Scholtes and Erika started dating on October 19, 2012, according to a post Scholtes made on their 10th anniversary.
‘Ten amazing years with this woman. Can’t wait for the rest!’ he wrote.
The couple appear to have taken a number of vacations together in the year before Parker’s death.
They shared a number of smiling selfies from these trips, including skiing in Banff in February, with their older daughters in tow, and a beach holiday to Cancun in March with the whole family.
The couple also traveled through Europe in June, Seattle in October, and Sedona in June last year, just the two of them.

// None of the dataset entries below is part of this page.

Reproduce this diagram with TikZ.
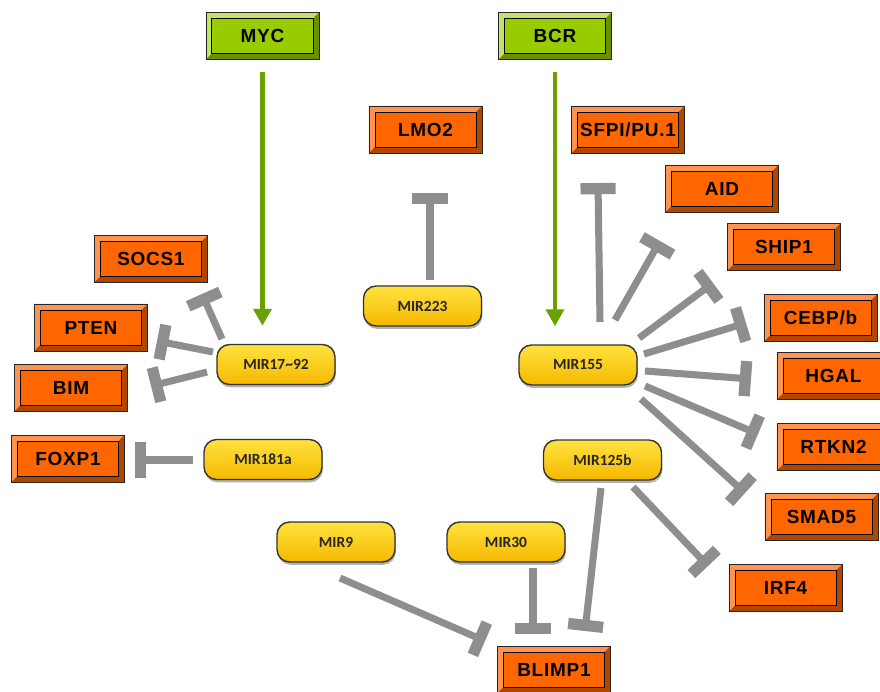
\documentclass[tikz,border=0pt]{standalone}
\usepackage{fontspec}
\setmainfont{Liberation Sans}
\newfontfamily\pillfont{Carlito}
\usetikzlibrary{arrows.meta,calc,shadows}
\definecolor{orng}{HTML}{FF6600}
\definecolor{orngL}{HTML}{FF9450}
\definecolor{orngD}{HTML}{B04600}
\definecolor{grn}{HTML}{99CC00}
\definecolor{grnL}{HTML}{C4E466}
\definecolor{grnD}{HTML}{6A8F00}
\definecolor{arrowgreen}{HTML}{6AA000}
\definecolor{inhgray}{HTML}{8E8E8E}
\definecolor{yelT}{HTML}{FFE23F}
\definecolor{yelB}{HTML}{F5B900}
\tikzset{
  bevelbox/.style n args={3}{
    rectangle, draw=black!85, line width=0.6pt, fill=#1,
    minimum width=2.825cm, minimum height=1.175cm, inner sep=0pt,
    font=\fontsize{13.5}{15}\selectfont\bfseries\addfontfeatures{LetterSpace=4},
    path picture={
      \path (path picture bounding box.north west) coordinate (pnw)
            (path picture bounding box.south east) coordinate (pse)
            (path picture bounding box.north east) coordinate (pne)
            (path picture bounding box.south west) coordinate (psw);
      \fill[#2] (pnw) -- (pne) -- ([shift={(-0.15cm,-0.15cm)}]pne) -- ([shift={(0.15cm,-0.15cm)}]pnw) -- cycle;
      \fill[#2] (pnw) -- (psw) -- ([shift={(0.15cm,0.15cm)}]psw) -- ([shift={(0.15cm,-0.15cm)}]pnw) -- cycle;
      \fill[#3] (psw) -- (pse) -- ([shift={(-0.15cm,0.15cm)}]pse) -- ([shift={(0.15cm,0.15cm)}]psw) -- cycle;
      \fill[#3] (pne) -- (pse) -- ([shift={(-0.15cm,0.15cm)}]pse) -- ([shift={(-0.15cm,-0.15cm)}]pne) -- cycle;
      \draw[black, line width=0.7pt] ([shift={(0.15cm,-0.15cm)}]pnw) rectangle ([shift={(-0.15cm,0.15cm)}]pse);
    }
  },
  gene/.style={bevelbox={orng}{orngL}{orngD}},
  src/.style={bevelbox={grn}{grnL}{grnD}},
  pill/.style={rectangle, rounded corners=9pt, draw=black!80, line width=1pt,
    top color=yelT, bottom color=yelB,
    minimum width=2.95cm, minimum height=1cm, inner sep=0pt,
    font=\pillfont\fontsize{11}{12}\selectfont\bfseries, text=black!85,
    drop shadow={shadow xshift=0.6pt, shadow yshift=-2pt, opacity=0.3, fill=black}},
  inh/.style={draw=inhgray, line width=5pt, -{Bar[width=25pt, line width=8pt]}},
  act/.style={draw=arrowgreen, line width=3.5pt, -{Triangle[width=12.5pt,length=12pt]}}
}
\begin{document}
\begin{tikzpicture}[x=0.025cm, y=-0.025cm]
\useasboundingbox (0,0) rectangle (880,691);
% source boxes
\node[src] (myc) at (262.5,36) {MYC};
\node[src] (bcr) at (555,36) {BCR};
% gene boxes
\node[gene] (lmo2) at (425.5,129.5) {LMO2};
\node[gene] (sfpi) at (628,129.5) {SFPI/PU.1};
\node[gene] (aid) at (722,188.5) {AID};
\node[gene] (ship1) at (784,247) {SHIP1};
\node[gene] (cebp) at (820.5,318) {CEBP/b};
\node[gene] (hgal) at (833.5,376) {HGAL};
\node[gene] (rtkn2) at (833.5,447) {RTKN2};
\node[gene] (smad5) at (821.5,517) {SMAD5};
\node[gene] (irf4) at (785.5,588) {IRF4};
\node[gene] (blimp1) at (554,669.5) {BLIMP1};
\node[gene] (socs1) at (151,259) {SOCS1};
\node[gene] (pten) at (91,327.5) {PTEN};
\node[gene] (bim) at (71,388) {BIM};
\node[gene] (foxp1) at (68,458.5) {FOXP1};
% microRNAs
\node[pill] (mir223) at (422.5,306) {MIR223};
\node[pill] (mir17) at (276,364.5) {MIR17\textasciitilde92};
\node[pill] (mir181) at (263,459.5) {MIR181a};
\node[pill] (mir155) at (578,365) {MIR155};
\node[pill] (mir125) at (602.5,460) {MIR125b};
\node[pill] (mir9) at (336,542) {MIR9};
\node[pill] (mir30) at (506,542) {MIR30};
% activation arrows
\draw[act] ([yshift=-0.3cm]myc.south) -- ([yshift=0.45cm]myc.south |- mir17.north);
\draw[act] ([yshift=-0.3cm]bcr.south) -- ([yshift=0.45cm]bcr.south |- mir155.north);
% inhibitions
\draw[inh] ($(mir223)+(7.5,-26)$) -- ($(lmo2)+(4.5,63.5)$);
\draw[inh] ($(mir17)+(-54,-25.5)$) -- ($(socs1)+(51,35)$);
\draw[inh] ($(mir17)+(-63,-12.5)$) -- ($(pten)+(66,13.5)$);
\draw[inh] ($(mir17)+(-69,7.5)$) -- ($(bim)+(80,-2)$);
\draw[inh] ($(mir181)+(-70,0.5)$) -- ($(foxp1)+(67,1.5)$);
\draw[inh] ($(mir155)+(22,-43)$) -- ($(sfpi)+(-30,53.5)$);
\draw[inh] ($(mir155)+(37,-45)$) -- ($(aid)+(-62,52.5)$);
\draw[inh] ($(mir155)+(61,-27)$) -- ($(ship1)+(-71,36)$);
\draw[inh] ($(mir155)+(66,-11)$) -- ($(cebp)+(-74.5,5)$);
\draw[inh] ($(mir155)+(67,6)$) -- ($(hgal)+(-82.5,3)$);
\draw[inh] ($(mir155)+(67,21)$) -- ($(rtkn2)+(-75.5,-13)$);
\draw[inh] ($(mir155)+(63,34)$) -- ($(smad5)+(-76.5,-24)$);
\draw[inh] ($(mir125)+(30.5,27)$) -- ($(irf4)+(-77.5,-22)$);
\draw[inh] ($(mir125)+(-1.5,28)$) -- ($(blimp1)+(31,-38.5)$);
\draw[inh] ($(mir30)+(27,26)$) -- ($(blimp1)+(-21,-35.5)$);
\draw[inh] ($(mir9)+(4,36)$) -- ($(blimp1)+(-69,-28.5)$);
\end{tikzpicture}
\end{document}
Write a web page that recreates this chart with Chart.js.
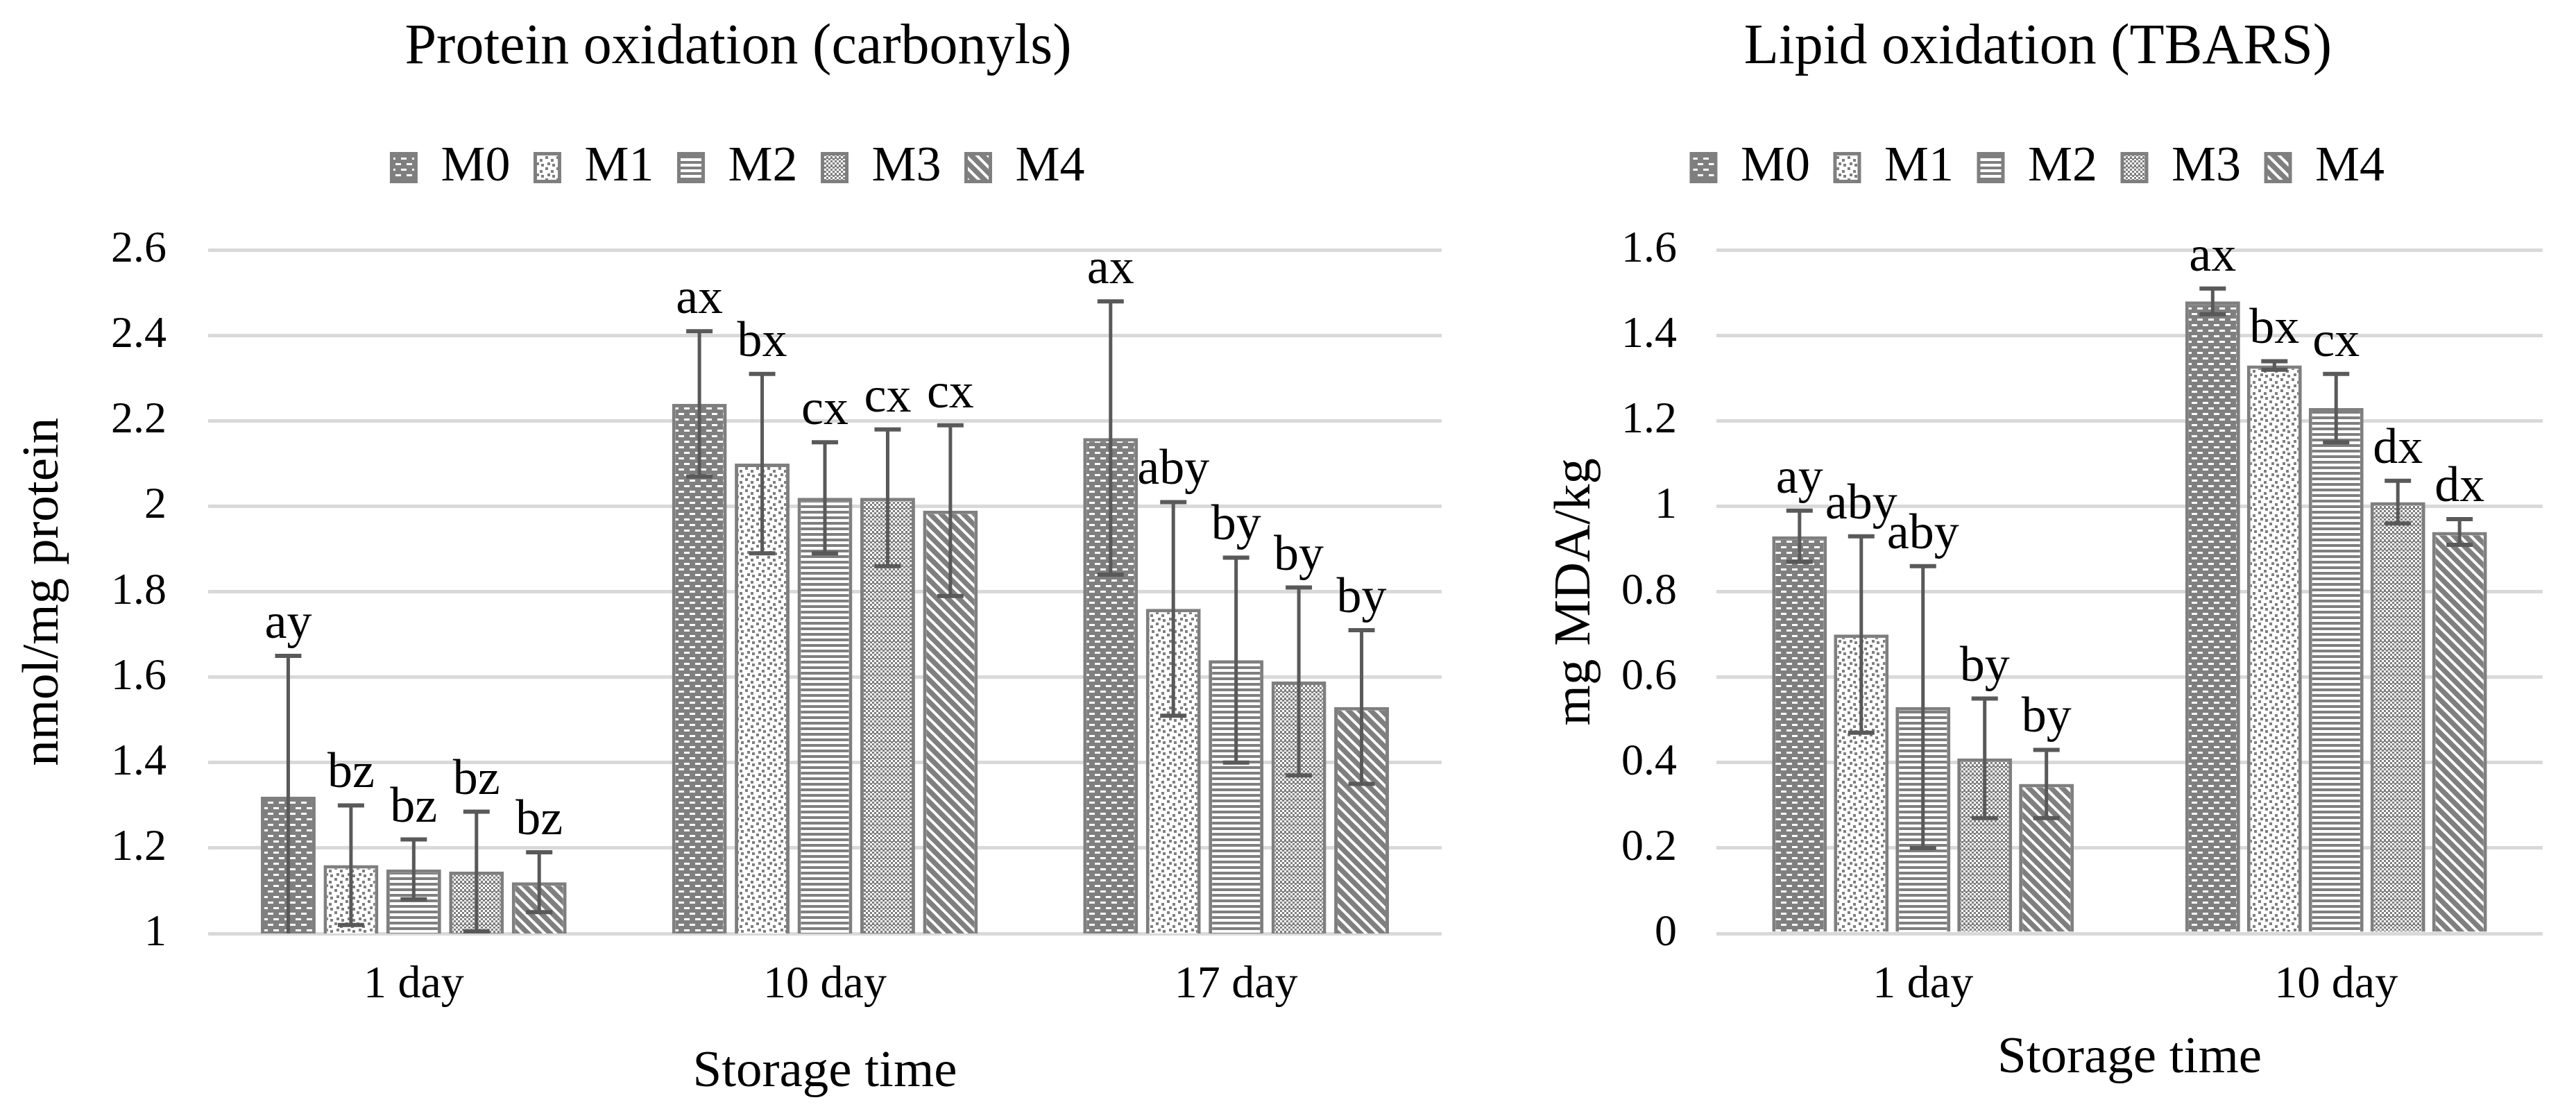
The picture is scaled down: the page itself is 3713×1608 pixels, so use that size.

Parker with her mother Erika and her two sisters at the front of their home in Tucson on Halloween, a few feet from where she died
In heartbreaking text messages, Erike Scholtes berated her husband over the tragedy and said: ‘We’ve lost her. She was perfect’
Parker was born at the end of October 2021, and within weeks had her first trip to Disneyland with her parents and two older sisters.
Scholtes posted adorable photos of the girl online, including one his wife took in February this year of him asleep while snuggling with the little girl.
‘I call this one A Fathers Comfort,’ the dad, who also coached his daughter’s softball team, wrote next to the photo.
Another photo showed a crayon drawing she made, captioned ‘struggling artist’, and another with her dressed up.
‘Raising a menace to society, hat tilted like her attitude, and her vicious pit bull ready to attack,’ Scholtes wrote.